MADISON, Wis. — Forty stitches hold together skin that sliced apart during a freak injury to Mike Bruesewitz’s right leg and nearly cost him a basketball career. Half an inch one way, and nerve damage was a very real possibility.
Given the alternative for Bruesewitz, a senior forward at the University of Wisconsin, missing a few weeks of the early season isn’t the end of the world. He knows it could have been much worse.
“I was really fortunate,” Bruesewitz said Tuesday during the Badgers’ media day. “It was really unfortunate what happened to me, but how it happened and what happened and the outcome of this is very fortunate.”
The accident occurred when Bruesewitz stole the ball during a scrimmage Oct. 9 and raced in for a dunk. Guard Josh Gasser, playing for the other team, caught Bruesewitz from behind and lost his balance. Bruesewitz collided with the metal portion at the base of the basket standard.
It sliced open his leg, revealing bone.
“I thought he was going to be out for the majority of the year if not the whole year,” Gasser said. “That’s just how serious it looked. By everyone’s reaction, you knew it was really, really bad.”
Wisconsin athletic trainer Henry Perez-Guerra ran to Bruesewitz and applied pressure to quell the bleeding until an ambulance arrived.
“He got it covered up, got it taken care of, focused me for a second and relaxed me,” Bruesewitz said. “He did a couple tests and instantly said, ‘Can you feel this, can you put pressure on your ankle?’
“As soon as I was able to do that, I had good control of my foot and feeling and everything, he said, ‘All right, that’s a big thing for us. We’re not out of the woods yet. But right now you’re pretty lucky.’ “
Bruesewitz, a 6-foot-6 native of St. Paul, Minn., had gone through a knee injury during his sophomore season and said it helped him to better understand nerves and tendons in his leg. As a result, Bruesewitz wondered if this latest injury would cause him to suffer from a symptom known as “foot drop,” a muscle weakness or paralysis that can hinder walking permanently. During the 1995-96 season, for example, Wisconsin guard Mosezell Peterson severely dislocated his left knee and suffered from foot drop.
Bruesewitz also wondered if he would ever play basketball again.
Badgers coach Bo Ryan said he attempted to keep Bruesewitz calm despite the circumstances.
“Part of my function was to make sure I took care of Mike’s head, shoulders and chest by kind of keeping him down,” Ryan said. “As he asked me if he was ever going to play again, I said, ‘Of course. Hey, skin can be replaced.’ I didn’t offer up the land in Florida. But I didn’t know. I felt good about it.
“He’s tough. He can handle this. He’ll come back from this. … It is amazing that he’s going to be on the floor. He’ll be out there. It’s just a matter of how many weeks.”
Bruesewitz underwent surgery the same day of his injury and in the two weeks that followed he wasn’t able to do much from an athletic standpoint. On Tuesday, he began working out on a stationary bike for the first time.

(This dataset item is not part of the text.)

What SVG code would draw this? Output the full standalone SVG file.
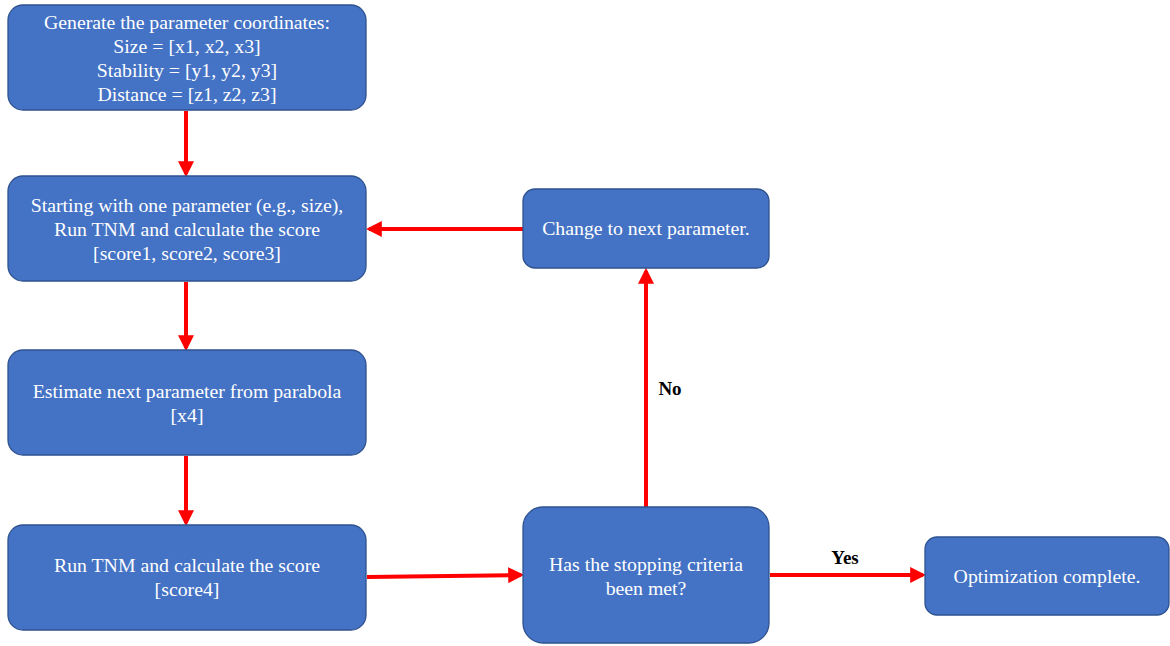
<svg xmlns="http://www.w3.org/2000/svg" width="1170" height="646" viewBox="0 0 1170 646">
<style>
.box{fill:#4472C4;stroke:#2F528F;stroke-width:1.3}
.t{font-family:"Liberation Serif","Times New Roman",serif;font-size:19.8px;fill:#FFFFFF;text-anchor:middle}
.lbl{font-family:"Liberation Serif","Times New Roman",serif;font-size:19px;font-weight:bold;fill:#000000;text-anchor:middle}
.c{stroke:#FF0000;stroke-width:4;fill:none}
</style>
<defs>
<marker id="ah" markerWidth="4" markerHeight="4" refX="3.2" refY="2" orient="auto" markerUnits="strokeWidth">
<path d="M0,0 L4,2 L0,4 Z" fill="#FF0000"/>
</marker>
</defs>
<rect width="1170" height="646" fill="#FFFFFF"/>
<g id="connectors">
<line class="c" x1="186" y1="111" x2="186" y2="174" marker-end="url(#ah)"/>
<line class="c" x1="186" y1="282" x2="186" y2="348" marker-end="url(#ah)"/>
<line class="c" x1="186" y1="456" x2="186" y2="523" marker-end="url(#ah)"/>
<line class="c" x1="523" y1="229" x2="369" y2="229" marker-end="url(#ah)"/>
<line class="c" x1="367" y1="577" x2="521" y2="575" marker-end="url(#ah)"/>
<line class="c" x1="770" y1="575" x2="923" y2="575" marker-end="url(#ah)"/>
<line class="c" x1="646" y1="507" x2="646" y2="271" marker-end="url(#ah)"/>
<text class="lbl" x="845" y="564">Yes</text>
<text class="lbl" x="670" y="395">No</text>
</g>
<g id="n1">
<rect class="box" x="8" y="5" width="358" height="105" rx="15"/>
<text class="t" x="187" y="29">Generate the parameter coordinates:</text>
<text class="t" x="187" y="53">Size = [x1, x2, x3]</text>
<text class="t" x="187" y="77">Stability = [y1, y2, y3]</text>
<text class="t" x="187" y="101">Distance = [z1, z2, z3]</text>
</g>
<g id="n2">
<rect class="box" x="8" y="176" width="358" height="105" rx="15"/>
<text class="t" x="187" y="212">Starting with one parameter (e.g., size),</text>
<text class="t" x="187" y="236">Run TNM and calculate the score</text>
<text class="t" x="187" y="260">[score1, score2, score3]</text>
</g>
<g id="n3">
<rect class="box" x="8" y="350" width="358" height="105" rx="15"/>
<text class="t" x="187" y="398">Estimate next parameter from parabola</text>
<text class="t" x="187" y="422">[x4]</text>
</g>
<g id="n4">
<rect class="box" x="8" y="525" width="358" height="105" rx="15"/>
<text class="t" x="187" y="572">Run TNM and calculate the score</text>
<text class="t" x="187" y="596">[score4]</text>
</g>
<g id="n5">
<rect class="box" x="523" y="189" width="246" height="79" rx="12"/>
<text class="t" x="646" y="235">Change to next parameter.</text>
</g>
<g id="n6">
<rect class="box" x="523" y="507" width="246" height="136" rx="20"/>
<text class="t" x="646" y="571">Has the stopping criteria</text>
<text class="t" x="646" y="595">been met?</text>
</g>
<g id="n7">
<rect class="box" x="925" y="537" width="244" height="78" rx="12"/>
<text class="t" x="1047" y="583">Optimization complete.</text>
</g>
</svg>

“I was really excited about that,” he said. “I’ll keep progressing and getting more and more excited. I’m going to work my butt off to get back with these guys.”
Bruesewitz indicated that half of his stitches would come out Wednesday and the other half on Friday or Saturday. He doesn’t have a specific timetable on his return, but he hopes to be back for the team’s Nov. 14 road game against Florida — five weeks after suffering the injury.
Now, it’s up to the training staff and how quickly his leg responds to physical activity.
“We’re just kind of taking it one day at a time and making sure it heals right before I come back,” Bruesewitz said. “This is a really serious thing, and if I mess it up again I could be out for a lot longer than I was right now. I’m listening to those guys. I’m not trying to jump the gun or anything, even though I want to.”
Any time out of the lineup for Bruesewitz is a blow to the Badgers, who return four starters from a team that finished 26-10 and reached the Sweet 16 of the NCAA Tournament. Bruesewitz, known in college basketball circles as the consummate hustle player, started all 36 games last season and averaged 25.5 minutes, 5.6 points and 5.1 rebounds.
“Everyone has seen him and knows what he can do,” Badgers guard Ben Brust said. “He does a lot of the little things that people don’t see, which helps us.”
Reflecting on his horrific injury now, Bruesewitz maintains a sense of perspective on the situation. He said he saved the “Why me?” questions for more serious matters.
Bruesewitz talks often with his uncle, Mike Wesley, who is a paraplegic.
“One of the things my dad always tells me, he’s told me this numerous times is think of his life,” Bruesewitz said. “What would he do if he had one day in your shoes just to be able to walk again? Just one day. So you can’t really get down on stuff like that.